I film di von Trier in genere infastidiscono, portano i fruitori a bisticciare obbligandoli a farsi un’opinione, a prendere una posizione. La sua sbeccata, intenzionale, caparbia divergenza di visione modifica i contenuti e la sua penetrante autoironia riconcilia col suo pensiero meritando rispetto. Il regista danese si mette sempre in gioco, senza scendere a molti compromessi: ha la massima audacia nell’esternare anche idee antipatiche e infelici come se lasciasse la possibilità a una marea di pensieri di sovrastare e affogare la sua stessa figura.
Sembra un bambino dell’asilo che, nella disputa recondita tra la sua fanciullezza e il suo egocentrismo, gioca spensieratamente con quello che ha a disposizione e cerca la sperimentazione attraverso un’esamina diretta del vissuto: ecco come nasce la messa in scena della stupidità, di una fisicità cadenzata da atteggiamenti inconsci e spastici, di esseri umani che si sporcano con la saliva e che scatarrano (insopportabile ribellione) il cibo mentre sono a tavola.
Il doppiaggio piattissimo e monocorde crea un ulteriore distacco tra chi assiste al film e i loro personaggi, già difficili a digerirsi di per se’. Von Trier mette in evidenza questo divario senza nessuna protezione e ciò contribuisce a delineare di lui un’immagine poco esemplare, bersaglio estremamente ghiotto e facile da colpire. La maturazione dei protagonisti avanza gradualmente dato che le scene di “Idioti” procedono secondo la linearità cronologica della sceneggiatura. Sembrerebbe questa un’idea per venire incontro agli attori, un volergli riservare il numero maggiore possibile di occasioni propedeutiche sui luoghi delle riprese, concedendosi il tempo di indagare nelle parti più nascoste delle loro abitudini, spingendoli a esporsi e confidarsi, tenendogli compagnia con lunghe chiacchierate. E’ questa relazione collaborativa emergente la traccia più visibile del cammino registico di von Trier.

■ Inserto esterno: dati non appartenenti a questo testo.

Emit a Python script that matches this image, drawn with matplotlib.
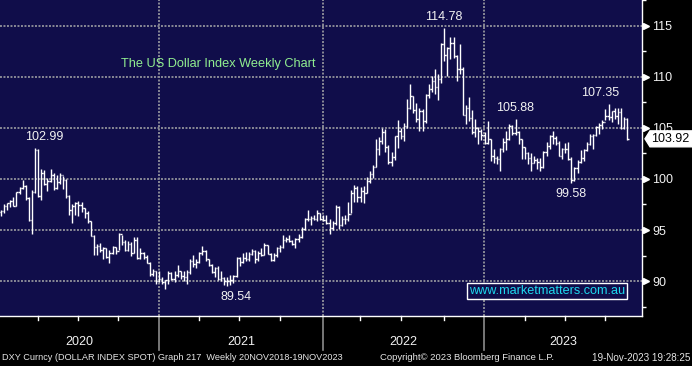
import numpy as np
import pandas as pd
import matplotlib
matplotlib.use('Agg')
import matplotlib.pyplot as plt
import matplotlib.transforms as mtransforms
from matplotlib.collections import LineCollection
from matplotlib.patches import Polygon

plt.rcParams['font.family'] = ['Liberation Sans', 'DejaVu Sans']

# weekly bars, Friday dates
weeks = pd.date_range('2020-01-03', '2023-11-17', freq='W-FRI')
prev_close = 96.74  # close of the week before the first bar

closes = [
    # 2020
    96.84, 97.36, 97.61, 97.87, 97.39, 98.68, 99.12, 99.26, 98.13, 95.99,
    98.75, 102.82, 98.35, 100.58, 99.50, 99.76, 100.37, 99.09, 99.74, 100.39,
    99.87, 98.34, 96.93, 97.33, 97.64, 97.43, 97.18, 96.65, 95.91, 94.44,
    93.35, 93.43, 93.09, 93.22, 92.37, 92.80, 93.33, 92.93, 94.64, 93.84,
    93.06, 93.68, 92.77, 94.04, 92.23, 92.76, 92.39, 91.79, 90.70, 90.98,
    90.02, 90.24,
    # 2021
    89.94, 90.10, 90.77, 90.23, 90.58, 91.03, 90.48, 90.36, 90.88, 91.98,
    91.67, 91.92, 92.77, 92.96, 92.16, 91.56, 90.85, 91.30, 90.22, 90.32,
    90.01, 90.03, 90.13, 90.55, 92.23, 91.85, 92.23, 92.12, 92.68, 92.91,
    92.17, 92.80, 92.52, 93.50, 92.69, 92.03, 92.58, 93.20, 93.31, 94.04,
    94.08, 93.96, 93.64, 94.12, 94.32, 95.12, 96.03, 96.09, 96.15, 96.08,
    96.63, 96.03, 95.97,
    # 2022
    95.73, 95.16, 95.64, 97.27, 95.49, 96.06, 96.05, 96.61, 98.66, 99.13,
    98.23, 98.79, 98.62, 99.80, 100.50, 101.12, 102.96, 103.66, 104.56, 103.15,
    101.64, 102.17, 104.15, 104.67, 104.19, 105.14, 106.89, 108.07, 106.73, 105.90,
    106.61, 105.64, 108.16, 108.82, 109.54, 109.00, 109.76, 113.19, 112.12, 112.80,
    113.31, 111.99, 110.76, 110.77, 106.29, 106.97, 106.00, 104.55, 104.99, 104.70,
    104.32, 103.52,
    # 2023
    103.89, 102.20, 102.01, 101.92, 102.92, 103.63, 103.86, 105.21, 104.52, 104.58,
    103.86, 103.12, 102.51, 102.09, 101.55, 101.82, 101.66, 101.21, 102.68, 103.20,
    104.21, 104.03, 103.56, 102.26, 102.89, 102.91, 101.95, 99.91, 101.07, 101.70,
    102.02, 102.84, 103.38, 104.15, 104.27, 105.07, 105.32, 105.58, 106.17, 106.05,
    106.65, 106.16, 106.56, 105.02, 105.87, 103.92,
]

highs = [
    # 2020
    96.95, 97.56, 97.67, 97.91, 98.19, 98.71, 99.16, 99.91, 99.43, 98.25,
    98.89, 102.99, 102.97, 100.93, 100.86, 100.05, 100.93, 100.54, 100.40, 100.56,
    100.32, 100.00, 98.43, 97.52, 97.73, 97.79, 97.71, 97.13, 96.88, 95.92,
    94.51, 93.63, 93.72, 93.35, 93.24, 93.03, 93.44, 93.36, 94.74, 94.48,
    94.07, 93.90, 93.83, 94.30, 94.31, 93.21, 92.85, 92.55, 91.89, 91.15,
    91.00, 91.02,
    # 2021
    90.40, 90.11, 90.95, 90.87, 90.95, 91.60, 91.04, 90.96, 91.07, 92.20,
    92.51, 92.12, 92.85, 93.44, 93.01, 92.21, 91.64, 91.41, 91.44, 90.98,
    90.42, 90.43, 90.63, 90.63, 92.41, 92.41, 92.74, 92.84, 92.83, 93.19,
    93.04, 92.90, 93.20, 93.73, 93.53, 92.79, 92.74, 93.34, 93.52, 94.50,
    94.28, 94.56, 93.99, 94.24, 94.63, 95.26, 96.13, 96.94, 96.39, 96.51,
    96.91, 96.64, 96.46,
    # 2022
    96.47, 96.03, 95.85, 97.44, 97.36, 96.41, 96.44, 97.74, 98.92, 99.42,
    99.29, 99.19, 99.33, 100.19, 100.76, 101.34, 103.93, 104.07, 105.01, 104.85,
    103.31, 102.68, 104.22, 105.79, 104.98, 105.48, 107.79, 109.29, 108.12, 107.43,
    106.93, 106.81, 108.27, 109.27, 110.03, 110.79, 110.26, 113.33, 114.78, 112.95,
    113.92, 113.89, 112.16, 113.15, 110.92, 107.26, 107.99, 106.72, 105.87, 105.07,
    104.86, 104.56,
    # 2023
    105.63, 103.95, 102.90, 102.27, 103.01, 103.96, 104.67, 105.36, 105.32, 105.88,
    104.70, 103.95, 103.11, 102.61, 102.53, 102.23, 102.06, 102.00, 102.75, 103.63,
    104.30, 104.70, 104.24, 103.66, 103.00, 103.55, 103.57, 102.12, 101.16, 101.84,
    102.84, 102.96, 103.59, 104.44, 104.44, 105.16, 105.43, 105.78, 106.84, 107.35,
    106.65, 106.91, 106.89, 106.93, 106.02, 105.95,
]

lows = [
    # 2020
    96.36, 96.62, 96.96, 97.30, 97.35, 97.36, 98.52, 98.97, 97.90, 95.84,
    94.65, 98.60, 98.23, 97.90, 99.38, 98.83, 99.70, 98.96, 99.01, 99.46,
    98.99, 98.10, 96.44, 95.71, 96.48, 96.38, 96.79, 96.22, 95.72, 94.43,
    92.55, 92.52, 92.84, 92.13, 92.22, 91.75, 92.69, 92.70, 93.09, 93.55,
    92.95, 92.96, 92.47, 92.79, 92.13, 92.21, 92.18, 91.73, 90.50, 90.47,
    89.72, 89.93,
    # 2021
    89.72, 89.21, 89.70, 90.08, 89.91, 90.43, 90.22, 90.02, 89.68, 90.65,
    91.35, 91.29, 91.80, 92.55, 91.93, 91.49, 90.79, 90.42, 90.08, 89.98,
    89.65, 89.54, 89.66, 89.85, 90.42, 91.51, 91.82, 91.95, 92.00, 92.59,
    91.78, 91.94, 92.46, 92.51, 92.65, 91.94, 91.94, 92.34, 92.88, 93.20,
    93.80, 93.86, 93.50, 93.28, 93.87, 94.20, 94.96, 95.88, 95.52, 95.94,
    95.85, 95.94, 95.86,
    # 2022
    95.60, 94.63, 94.96, 95.50, 95.14, 95.39, 95.59, 95.92, 96.66, 97.71,
    97.72, 97.78, 97.69, 98.58, 99.57, 100.05, 101.16, 102.35, 103.40, 102.66,
    101.43, 101.30, 101.82, 102.99, 103.86, 103.67, 104.97, 106.82, 106.40, 105.54,
    104.64, 104.64, 105.46, 107.91, 108.53, 108.35, 107.68, 109.35, 111.57, 110.06,
    111.71, 111.83, 109.54, 110.24, 106.28, 105.34, 105.64, 104.39, 104.12, 103.44,
    103.79, 103.39,
    # 2023
    103.37, 101.77, 101.53, 101.50, 100.82, 102.64, 102.79, 103.78, 104.28, 104.27,
    103.44, 101.92, 101.95, 101.41, 100.79, 101.51, 101.00, 100.78, 101.04, 102.26,
    102.96, 103.39, 103.30, 102.21, 101.92, 102.50, 101.84, 99.58, 99.75, 100.55,
    101.58, 101.74, 102.75, 103.36, 102.97, 104.24, 104.43, 104.87, 105.78, 105.74,
    105.53, 105.90, 105.36, 104.84, 104.91, 103.85,
]

# weeks that carry a price label, and whether the label marks the high or the low
label_weeks = ['2020-03-20', '2021-05-28', '2022-09-30', '2023-03-10', '2023-07-14', '2023-10-06']
label_kind = ['high', 'low', 'high', 'high', 'low', 'high']

y_ticks = [90, 95, 100, 105, 110, 115]
years = [2020, 2021, 2022, 2023]

n = len(weeks)
assert len(closes) == n and len(highs) == n and len(lows) == n
opens = [prev_close] + closes[:-1]
idx = np.arange(n)

navy = '#100d4a'
grid_c = '#8a8a96'
W, H = 692, 366

fig = plt.figure(figsize=(W / 100, H / 100), dpi=100, facecolor='black')
ax = fig.add_axes([0, 50 / H, 642 / W, 316 / H])
ax.set_facecolor(navy)

px_per_bar = 3.1
x0 = -0.3
ax.set_xlim(x0, x0 + 642 / px_per_bar)
ax.set_ylim(86.59, 117.39)

# OHLC bars
segs = []
for i in idx:
    segs.append([(i, lows[i]), (i, highs[i])])
    segs.append([(i - 0.45, opens[i]), (i, opens[i])])
    segs.append([(i, closes[i]), (i + 0.45, closes[i])])
ax.add_collection(LineCollection(segs, colors='white', linewidths=1.0, zorder=3))

# grid
dots = (0, (1, 0.8))
for v in y_ticks:
    ax.axhline(v, color=grid_c, lw=1.4, ls=dots, zorder=1)

yr = weeks.year
qtr = weeks.quarter
seps = [np.argmax(yr == y) - 1.1 for y in years[1:]]
qticks = [i - 1.1 for i in range(1, n) if qtr[i] != qtr[i - 1]]
for s in seps:
    ax.axvline(s, color=grid_c, lw=1.4, ls=dots, zorder=1)

bx = mtransforms.blended_transform_factory(ax.transData, ax.transAxes)
for q in qticks:
    if q in seps:
        ax.plot([q, q], [0, -34 / 316], color='#8c8c8c', lw=1.2, transform=bx, clip_on=False)
    else:
        ax.plot([q, q], [0, -4 / 316], color='white', lw=1.0, transform=bx, clip_on=False)

# year labels centred in the visible part of each year
xmin, xmax = ax.get_xlim()
bounds = [xmin] + seps + [xmax]
for k, y in enumerate(years):
    ax.text((bounds[k] + bounds[k + 1]) / 2, -26 / 316, str(y), transform=bx,
            ha='center', va='center', color='#f2f2f2', fontsize=9)

# spines / y axis on the right
for s in ['left', 'top']:
    ax.spines[s].set_visible(False)
ax.spines['right'].set_color('white')
ax.spines['bottom'].set_color('white')
ax.spines['right'].set_linewidth(1.0)
ax.spines['bottom'].set_linewidth(1.0)
ax.tick_params(axis='x', bottom=False, labelbottom=False)
ax.yaxis.tick_right()
ax.set_yticks(y_ticks)
ax.set_yticklabels([str(v) for v in y_ticks])
ax.set_yticks([87.5, 92.5, 97.5, 102.5, 107.5, 112.5, 117.5], minor=True)
ax.tick_params(axis='y', which='major', length=0, pad=7.5, labelcolor='#f2f2f2', labelsize=9)
ax.tick_params(axis='y', which='minor', length=3, width=1, color='white')
by = mtransforms.blended_transform_factory(ax.transAxes, ax.transData)
ax.plot([1.006] * len(y_ticks), y_ticks, ls='none', marker='>', ms=5, color='white',
        transform=by, clip_on=False)

# price labels at highs / lows
offsets = {'2020-03-20': 9, '2021-05-28': 9, '2023-10-06': -8}
for wk, kind in zip(label_weeks, label_kind):
    i = int(np.where(weeks == pd.Timestamp(wk))[0][0])
    v = highs[i] if kind == 'high' else lows[i]
    dy = 5 if kind == 'high' else -5
    ax.annotate('%.2f' % v, xy=(i, v), xytext=(offsets.get(wk, 0), dy), textcoords='offset pixels',
                ha='center', va='bottom' if kind == 'high' else 'top', color='#f2f2f2', fontsize=9, zorder=4)

# title
ax.text(121 / 642, 1 - 64 / 316, 'The US Dollar Index Weekly Chart', transform=ax.transAxes,
        color='#90ee90', fontsize=9.2, va='center', ha='left')

# watermark
ax.text(547 / 642, 1 - 291 / 316, 'www.marketmatters.com.au', transform=ax.transAxes,
        color='#1ed8ee', fontsize=9.1, ha='center', va='center', zorder=5,
        bbox=dict(boxstyle='square,pad=0.15', fc=navy, ec='white', lw=1.0))

# last price tag
last = closes[-1]
half = 8 / 10.26
bf = mtransforms.blended_transform_factory(fig.transFigure, ax.transData)
tag = Polygon([(645 / W, last), (650 / W, last + half), (1.0, last + half),
               (1.0, last - half), (650 / W, last - half)], closed=True,
              fc='white', ec='white', transform=bf, clip_on=False, zorder=6)
ax.add_patch(tag)
ax.text(651 / W, last, '%.2f' % last, transform=bf, color='black', fontsize=9,
        ha='left', va='center', zorder=7, clip_on=False)

# footer
foot_c = '#e6e6e6'
fig.text(2 / W, 8 / H, 'DXY Curncy (DOLLAR INDEX SPOT) Graph 217  Weekly 20NOV2018-19NOV2023',
         color=foot_c, fontsize=6.6, va='center', ha='left')
fig.text(380 / W, 8 / H, 'Copyright\u00a9 2023 Bloomberg Finance L.P.',
         color=foot_c, fontsize=6.8, va='center', ha='left')
fig.text(690 / W, 8 / H, '19-Nov-2023 19:28:25',
         color=foot_c, fontsize=7.1, va='center', ha='right')

fig.savefig('out.png', dpi=100, facecolor='black')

La scena orgiastica, tanto vituperata e discussa, è ai limiti della sopportazione ed è rappresentata senza mezze misure. Bisogna avere l’arditezza di mostrare tutto (in tv, purtroppo, non viene trasmessa integralmente), anche le vicende più odiose. E’ chiaramente percepibile il disagio degli attori anche solo nello scambiarsi gesti affettuosi: le performance recitative sono accentuate nel disperato tentativo di superare l’imbarazzo aiutati dalla collaborazione di interpreti abituati a frequentare i set dei cinema hard. In questi frangenti vengono diretti con una tranquilla risolutezza, ponendo l’accento sul fatto che le sequenze non hanno alcuna presunzione di serietà.
La figura che emerge da questa discettazione sembra essere quella di un regista-“rabbonitore” fuori quanto tormentato dentro, pronto a urlare al mondo la propria difformità, la propria scomposta dissonanza. Un regista incline a qualsiasi eventualità per raggiungere, ed esprimere agli spettatori, quello che qualifica come il respiro di veridicità, il prevalere della realtà rispetto a una cronaca semplificata.
“Per niente facili uomini così poco allineati, li puoi chiamare ai numeri di ieri se nella notte non li avranno cambiati”. I. Fossati, “La musica che gira intorno”.